Here’s the other factor that distinguishes Rivera’s cutter from those of his peers’. Even though conventional instruction says finger pressure must be applied to make a ball move or break, Rivera believes in no such thing. Instead, he grips the seams as if throwing a four-seam fastball, slides his thumb a half-inch to the right and thus creates an imbalance in his hand. The sphere’s left half is more than halfway exposed.
All Rivera has to do now is throw the fastball. No manipulating the fingers, no twisting or snapping of the wrist. “Just throw it,” Rivera says. “Throw it and trust it.”
That’s no easy task, as pitchers who attempt to copy Rivera usually end up “around” the ball — that is, with their fingers or wrist to the side, effecting more of a slurve than anything else.
“The thing is, it’s actually an easy pitch to control, which is why so many pitchers fall in love with it,” said Rick Peterson, former pitching coach to the A’s, Mets and Brewers. “It’s easy to control the way it’s easy to harness the way a Frisbee breaks. It’s almost easier than flinging it straight. But it comes at a cost.”
Too many improperly thrown cutters can erode velocity. Even the great Rivera has seen his radar-gun readings drop into the low 90s as he neared his 40th birthday. Now at 41, there are days when Rivera barely touches 91 mph, which might explain why hitters’ contact ratio against him has climbed incrementally since 2008.
Of course, there will someday be an end to Rivera’s dominance. The cutter will leak enough velocity to strip it of its stealth quality, like a dog whistle that comes down an octave.
Rivera is secure enough to acknowledge the decline of his skills, as subtle as it might seem today. “When the day comes that I can no longer do this at the level I want,” he said, “then I will go home the very next day.”
Until then, Rivera’s continues the surreal journey and, with it, setting records that won’t be broken.
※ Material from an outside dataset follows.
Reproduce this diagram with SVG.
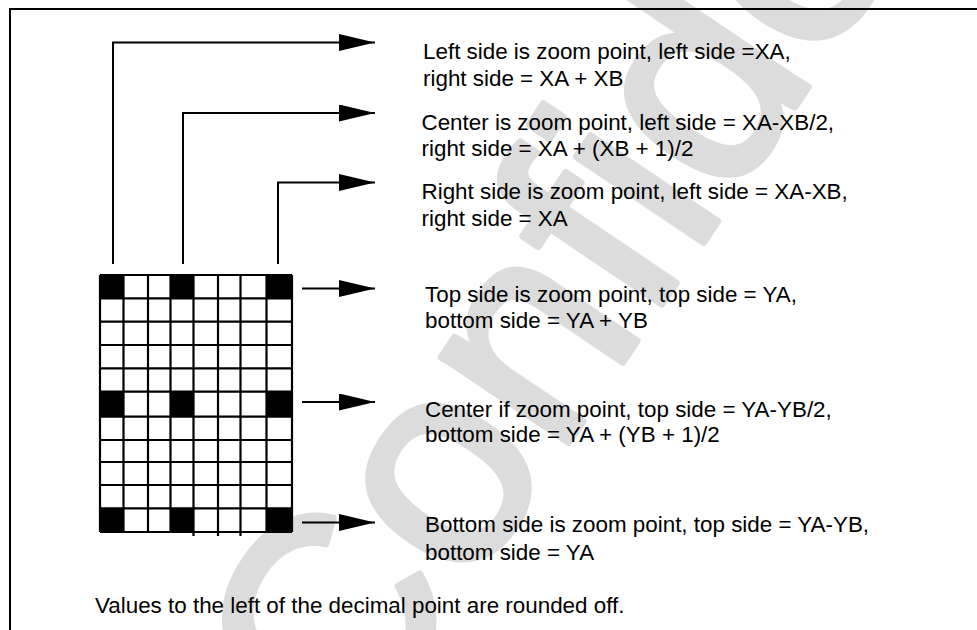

Forget about anyone else reaching 600 saves; that’s safe forever. Only Trevor Hoffman stands in front of him, with 601 saves. The next two active save leaders are Francisco Cordero (322) and Jason Isringhausen (300).
Even more permanent is Rivera’s legacy in the postseason, where his career 0.71 ERA over 139-2/3 innings represents a stand-alone miracle. “That’s where the best hitters are concentrating and focusing the most,” said CC Sabathia. “And they still can’t hit Mo.”
Still can’t hit the cutter, to be more precise. It’s left a million broken bats in its wake, not to mention a generation of sluggers who’ve muttered the same tortured question on the way back to the dugout: “How am I supposed to hit that?”